* _Given data_:
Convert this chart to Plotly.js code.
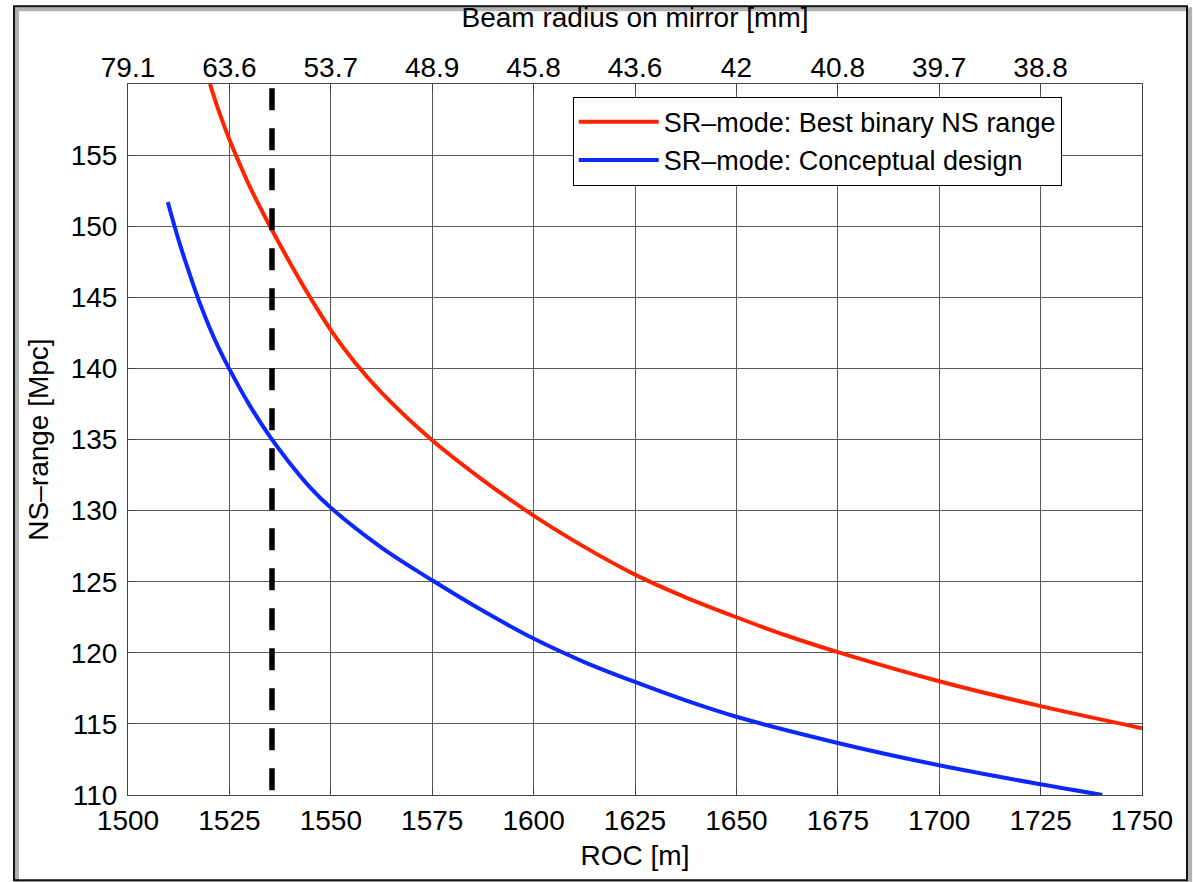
<!DOCTYPE html>
<html><head><meta charset="utf-8">
<script src="https://cdn.plot.ly/plotly-3.0.1.min.js"></script>
<style>html,body{margin:0;padding:0;background:#fff}</style>
</head><body><div id="chart" style="width:1193px;height:882px"></div>
<script>
// ROC [m] vs NS-range [Mpc]
const rocBest = [1520.2, 1522.5, 1525, 1527.5, 1530, 1535, 1540, 1545, 1550, 1556, 1562.5, 1575, 1587.5, 1600, 1612.5, 1625, 1637.5, 1650, 1662.5, 1675, 1700, 1725, 1750];
const nsBest  = [160.0, 158.0, 156.1, 154.4, 152.8, 150.0, 147.4, 144.95, 142.7, 140.4, 138.3, 134.95, 132.15, 129.65, 127.45, 125.5, 123.9, 122.5, 121.2, 120.05, 118.0, 116.25, 114.7];
const rocConcept = [1509.8, 1512.5, 1515, 1517.5, 1520, 1522.5, 1525, 1530, 1535, 1540, 1545, 1550, 1562.5, 1575, 1587.5, 1600, 1612.5, 1625, 1637.5, 1650, 1675, 1700, 1725, 1740.2];
const nsConcept  = [151.7, 149.0, 146.8, 144.75, 142.95, 141.35, 139.95, 137.4, 135.2, 133.3, 131.6, 130.2, 127.4, 125.1, 122.95, 121.0, 119.35, 117.95, 116.65, 115.5, 113.66, 112.09, 110.75, 110.0];
const markerRoc = [1535.5, 1535.5];
const markerNs  = [159.7, 110];
const xTickVals = [1500, 1525, 1550, 1575, 1600, 1625, 1650, 1675, 1700, 1725, 1750];
const yTickVals = [110, 115, 120, 125, 130, 135, 140, 145, 150, 155];
const topTickVals = [1500, 1525, 1550, 1575, 1600, 1625, 1650, 1675, 1700, 1725];
const topTickText = ['79.1', '63.6', '53.7', '48.9', '45.8', '43.6', '42', '40.8', '39.7', '38.8'];
const seriesNames = ['SR\u2013mode: Best binary NS range', 'SR\u2013mode: Conceptual design'];

const FONT = 'Liberation Sans, Arial, Helvetica, sans-serif';
const traces = [
  {x: rocBest, y: nsBest, name: seriesNames[0], mode: 'lines', type: 'scatter',
   line: {color: 'rgb(255,36,0)', width: 4, shape: 'spline', smoothing: 1}},
  {x: rocConcept, y: nsConcept, name: seriesNames[1], mode: 'lines', type: 'scatter',
   line: {color: 'rgb(12,40,255)', width: 4, shape: 'spline', smoothing: 1}},
  {x: markerRoc, y: markerNs, xaxis: 'x2', mode: 'lines', type: 'scatter', showlegend: false,
   line: {color: '#000', width: 5.5, dash: '22px,18px'}, hoverinfo: 'skip'}
];

const axCommon = {
  showline: true, linecolor: '#444', linewidth: 1, mirror: true,
  ticks: 'inside', ticklen: 8, tickcolor: '#444', tickwidth: 1,
  showgrid: true, gridcolor: '#5a5a5a', gridwidth: 1, zeroline: false,
  tickfont: {family: FONT, size: 28, color: '#000'}
};

const layout = {
  width: 1193, height: 882,
  margin: {l: 128, r: 51, t: 84, b: 87},
  paper_bgcolor: '#fff', plot_bgcolor: '#fff',
  font: {family: FONT, size: 28, color: '#000'},
  xaxis: Object.assign({}, axCommon, {
    range: [1500, 1750], tickvals: xTickVals, ticklabelstandoff: 0,
    title: {text: 'ROC [m]', font: {family: FONT, size: 28}, standoff: 10}
  }),
  xaxis2: Object.assign({}, axCommon, {
    overlaying: 'x', side: 'top', range: [1500, 1750], showgrid: false,
    tickvals: topTickVals, ticktext: topTickText, showline: false, mirror: false,
    title: {text: 'Beam radius on mirror [mm]', font: {family: FONT, size: 28}, standoff: 16}
  }),
  yaxis: Object.assign({}, axCommon, {
    range: [110, 160], tickvals: yTickVals, ticklabelstandoff: 4,
    title: {text: 'NS\u2013range [Mpc]', font: {family: FONT, size: 28}, standoff: 13}
  }),
  legend: {
    x: 0.4386, y: 0.982, xanchor: 'left', yanchor: 'top',
    bgcolor: '#fff', bordercolor: '#000', borderwidth: 1,
    font: {family: FONT, size: 27, color: '#000'}, itemwidth: 80, tracegroupgap: 0
  },
  shapes: [
    {type: 'rect', xref: 'paper', yref: 'paper', x0: -0.1095, x1: 1.0474, y0: -0.124, y1: 1.1053,
     line: {color: 'rgba(0,0,0,0.3)', width: 4}, layer: 'below'},
    {type: 'rect', xref: 'paper', yref: 'paper', x0: -0.1124, x1: 1.0444, y0: -0.12, y1: 1.1093,
     line: {color: '#111', width: 2}, layer: 'below'}
  ],
  showlegend: true
};

Plotly.newPlot('chart', traces, layout, {staticPlot: true, displayModeBar: false});
</script>
</body></html>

* _Set task_: Repeat the material above word for word, please, apart from its images.

* _Solution below_:
Convert this chart to Plotly.js code.
<!DOCTYPE html>
<html><head><meta charset="utf-8">
<script src="https://cdn.plot.ly/plotly-3.0.1.min.js"></script>
<style>html,body{margin:0;padding:0;background:#fff}</style>
</head><body><div id="chart" style="width:1193px;height:882px"></div>
<script>
// ROC [m] vs NS-range [Mpc]
const rocBest = [1520.2, 1522.5, 1525, 1527.5, 1530, 1535, 1540, 1545, 1550, 1556, 1562.5, 1575, 1587.5, 1600, 1612.5, 1625, 1637.5, 1650, 1662.5, 1675, 1700, 1725, 1750];
const nsBest  = [160.0, 158.0, 156.1, 154.4, 152.8, 150.0, 147.4, 144.95, 142.7, 140.4, 138.3, 134.95, 132.15, 129.65, 127.45, 125.5, 123.9, 122.5, 121.2, 120.05, 118.0, 116.25, 114.7];
const rocConcept = [1509.8, 1512.5, 1515, 1517.5, 1520, 1522.5, 1525, 1530, 1535, 1540, 1545, 1550, 1562.5, 1575, 1587.5, 1600, 1612.5, 1625, 1637.5, 1650, 1675, 1700, 1725, 1740.2];
const nsConcept  = [151.7, 149.0, 146.8, 144.75, 142.95, 141.35, 139.95, 137.4, 135.2, 133.3, 131.6, 130.2, 127.4, 125.1, 122.95, 121.0, 119.35, 117.95, 116.65, 115.5, 113.66, 112.09, 110.75, 110.0];
const markerRoc = [1535.5, 1535.5];
const markerNs  = [159.7, 110];
const xTickVals = [1500, 1525, 1550, 1575, 1600, 1625, 1650, 1675, 1700, 1725, 1750];
const yTickVals = [110, 115, 120, 125, 130, 135, 140, 145, 150, 155];
const topTickVals = [1500, 1525, 1550, 1575, 1600, 1625, 1650, 1675, 1700, 1725];
const topTickText = ['79.1', '63.6', '53.7', '48.9', '45.8', '43.6', '42', '40.8', '39.7', '38.8'];
const seriesNames = ['SR\u2013mode: Best binary NS range', 'SR\u2013mode: Conceptual design'];

const FONT = 'Liberation Sans, Arial, Helvetica, sans-serif';
const traces = [
  {x: rocBest, y: nsBest, name: seriesNames[0], mode: 'lines', type: 'scatter',
   line: {color: 'rgb(255,36,0)', width: 4, shape: 'spline', smoothing: 1}},
  {x: rocConcept, y: nsConcept, name: seriesNames[1], mode: 'lines', type: 'scatter',
   line: {color: 'rgb(12,40,255)', width: 4, shape: 'spline', smoothing: 1}},
  {x: markerRoc, y: markerNs, xaxis: 'x2', mode: 'lines', type: 'scatter', showlegend: false,
   line: {color: '#000', width: 5.5, dash: '22px,18px'}, hoverinfo: 'skip'}
];

const axCommon = {
  showline: true, linecolor: '#444', linewidth: 1, mirror: true,
  ticks: 'inside', ticklen: 8, tickcolor: '#444', tickwidth: 1,
  showgrid: true, gridcolor: '#5a5a5a', gridwidth: 1, zeroline: false,
  tickfont: {family: FONT, size: 28, color: '#000'}
};

const layout = {
  width: 1193, height: 882,
  margin: {l: 128, r: 51, t: 84, b: 87},
  paper_bgcolor: '#fff', plot_bgcolor: '#fff',
  font: {family: FONT, size: 28, color: '#000'},
  xaxis: Object.assign({}, axCommon, {
    range: [1500, 1750], tickvals: xTickVals, ticklabelstandoff: 0,
    title: {text: 'ROC [m]', font: {family: FONT, size: 28}, standoff: 10}
  }),
  xaxis2: Object.assign({}, axCommon, {
    overlaying: 'x', side: 'top', range: [1500, 1750], showgrid: false,
    tickvals: topTickVals, ticktext: topTickText, showline: false, mirror: false,
    title: {text: 'Beam radius on mirror [mm]', font: {family: FONT, size: 28}, standoff: 16}
  }),
  yaxis: Object.assign({}, axCommon, {
    range: [110, 160], tickvals: yTickVals, ticklabelstandoff: 4,
    title: {text: 'NS\u2013range [Mpc]', font: {family: FONT, size: 28}, standoff: 13}
  }),
  legend: {
    x: 0.4386, y: 0.982, xanchor: 'left', yanchor: 'top',
    bgcolor: '#fff', bordercolor: '#000', borderwidth: 1,
    font: {family: FONT, size: 27, color: '#000'}, itemwidth: 80, tracegroupgap: 0
  },
  shapes: [
    {type: 'rect', xref: 'paper', yref: 'paper', x0: -0.1095, x1: 1.0474, y0: -0.124, y1: 1.1053,
     line: {color: 'rgba(0,0,0,0.3)', width: 4}, layer: 'below'},
    {type: 'rect', xref: 'paper', yref: 'paper', x0: -0.1124, x1: 1.0444, y0: -0.12, y1: 1.1093,
     line: {color: '#111', width: 2}, layer: 'below'}
  ],
  showlegend: true
};

Plotly.newPlot('chart', traces, layout, {staticPlot: true, displayModeBar: false});
</script>
</body></html>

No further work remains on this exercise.